The request –
Go through the data below. List every line that holds the word "chart".

:: Provided data ::

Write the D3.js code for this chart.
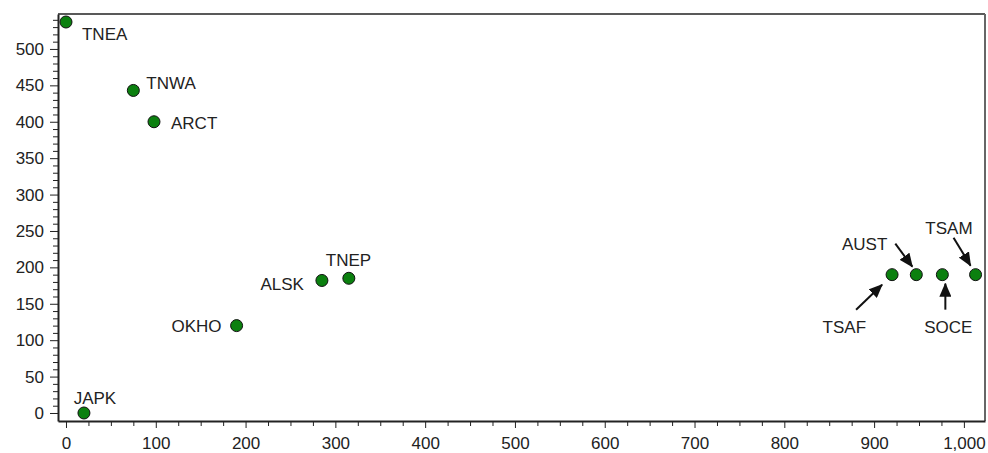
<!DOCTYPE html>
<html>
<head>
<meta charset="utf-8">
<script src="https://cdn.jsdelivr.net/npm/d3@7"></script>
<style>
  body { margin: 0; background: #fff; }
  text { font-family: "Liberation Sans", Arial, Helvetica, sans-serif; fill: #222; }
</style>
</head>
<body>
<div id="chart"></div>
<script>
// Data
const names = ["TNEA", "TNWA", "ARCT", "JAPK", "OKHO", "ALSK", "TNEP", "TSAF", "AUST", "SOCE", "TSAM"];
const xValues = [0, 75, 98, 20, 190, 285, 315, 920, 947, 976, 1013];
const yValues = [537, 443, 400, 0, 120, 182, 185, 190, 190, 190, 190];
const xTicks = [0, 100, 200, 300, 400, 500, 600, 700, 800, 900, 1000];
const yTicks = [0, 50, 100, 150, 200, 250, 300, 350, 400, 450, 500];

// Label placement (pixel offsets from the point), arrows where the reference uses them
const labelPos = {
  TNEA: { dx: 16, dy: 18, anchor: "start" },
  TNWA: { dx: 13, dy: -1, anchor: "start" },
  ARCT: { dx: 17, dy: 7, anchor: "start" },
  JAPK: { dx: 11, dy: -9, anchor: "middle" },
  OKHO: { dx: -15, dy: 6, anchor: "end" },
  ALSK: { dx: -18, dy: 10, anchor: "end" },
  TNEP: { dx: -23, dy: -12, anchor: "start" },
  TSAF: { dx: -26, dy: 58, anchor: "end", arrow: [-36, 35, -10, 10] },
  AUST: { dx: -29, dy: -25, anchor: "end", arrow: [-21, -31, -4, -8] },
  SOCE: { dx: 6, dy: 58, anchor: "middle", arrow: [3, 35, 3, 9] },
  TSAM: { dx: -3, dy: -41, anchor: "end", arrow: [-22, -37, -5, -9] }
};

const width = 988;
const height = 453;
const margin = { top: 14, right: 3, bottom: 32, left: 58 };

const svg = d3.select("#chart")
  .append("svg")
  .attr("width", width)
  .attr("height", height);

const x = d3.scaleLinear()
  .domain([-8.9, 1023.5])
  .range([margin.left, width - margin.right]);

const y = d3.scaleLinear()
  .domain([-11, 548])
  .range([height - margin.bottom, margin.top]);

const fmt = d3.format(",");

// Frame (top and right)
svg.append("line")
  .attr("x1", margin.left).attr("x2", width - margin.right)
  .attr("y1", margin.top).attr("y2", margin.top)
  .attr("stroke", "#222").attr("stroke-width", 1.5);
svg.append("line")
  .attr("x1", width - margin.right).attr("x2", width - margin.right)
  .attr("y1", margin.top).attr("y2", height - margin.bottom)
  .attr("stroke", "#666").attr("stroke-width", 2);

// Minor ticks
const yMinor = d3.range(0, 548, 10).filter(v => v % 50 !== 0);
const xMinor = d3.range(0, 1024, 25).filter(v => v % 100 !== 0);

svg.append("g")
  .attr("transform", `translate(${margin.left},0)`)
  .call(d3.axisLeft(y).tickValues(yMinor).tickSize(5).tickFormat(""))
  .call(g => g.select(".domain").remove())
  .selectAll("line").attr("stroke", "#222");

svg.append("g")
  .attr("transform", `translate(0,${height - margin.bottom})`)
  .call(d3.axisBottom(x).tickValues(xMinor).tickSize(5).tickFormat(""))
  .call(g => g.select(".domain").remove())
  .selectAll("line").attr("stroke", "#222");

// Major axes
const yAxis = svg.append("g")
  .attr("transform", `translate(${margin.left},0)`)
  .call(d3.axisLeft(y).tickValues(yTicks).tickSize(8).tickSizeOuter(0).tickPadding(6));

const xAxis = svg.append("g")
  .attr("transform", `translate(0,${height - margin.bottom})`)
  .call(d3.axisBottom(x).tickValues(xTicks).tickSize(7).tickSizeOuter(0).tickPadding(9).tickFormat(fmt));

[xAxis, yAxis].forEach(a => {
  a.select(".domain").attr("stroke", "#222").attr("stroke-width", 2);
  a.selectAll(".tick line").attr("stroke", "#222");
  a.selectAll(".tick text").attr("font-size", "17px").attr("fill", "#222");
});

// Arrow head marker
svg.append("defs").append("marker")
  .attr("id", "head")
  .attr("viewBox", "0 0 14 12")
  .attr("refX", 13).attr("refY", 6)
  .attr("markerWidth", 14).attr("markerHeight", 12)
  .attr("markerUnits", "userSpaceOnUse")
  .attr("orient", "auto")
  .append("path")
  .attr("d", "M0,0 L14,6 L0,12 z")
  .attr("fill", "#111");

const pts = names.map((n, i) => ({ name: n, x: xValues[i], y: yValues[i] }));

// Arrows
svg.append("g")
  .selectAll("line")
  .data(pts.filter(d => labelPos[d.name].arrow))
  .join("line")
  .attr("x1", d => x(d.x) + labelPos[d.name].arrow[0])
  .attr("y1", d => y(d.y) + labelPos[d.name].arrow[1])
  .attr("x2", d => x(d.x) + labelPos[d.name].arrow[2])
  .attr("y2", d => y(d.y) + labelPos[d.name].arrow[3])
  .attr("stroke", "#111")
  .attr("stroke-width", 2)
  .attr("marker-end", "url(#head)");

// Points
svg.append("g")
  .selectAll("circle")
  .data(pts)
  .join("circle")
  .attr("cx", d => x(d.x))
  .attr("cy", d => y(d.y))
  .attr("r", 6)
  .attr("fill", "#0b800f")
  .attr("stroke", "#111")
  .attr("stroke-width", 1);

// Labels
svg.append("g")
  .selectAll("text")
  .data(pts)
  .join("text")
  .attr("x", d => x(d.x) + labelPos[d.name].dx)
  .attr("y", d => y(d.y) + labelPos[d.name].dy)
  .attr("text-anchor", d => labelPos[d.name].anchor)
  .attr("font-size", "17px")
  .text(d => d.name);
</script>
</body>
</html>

:::

Reply –
Write the D3.js code for this chart.
<div id="chart"></div>
const svg = d3.select("#chart")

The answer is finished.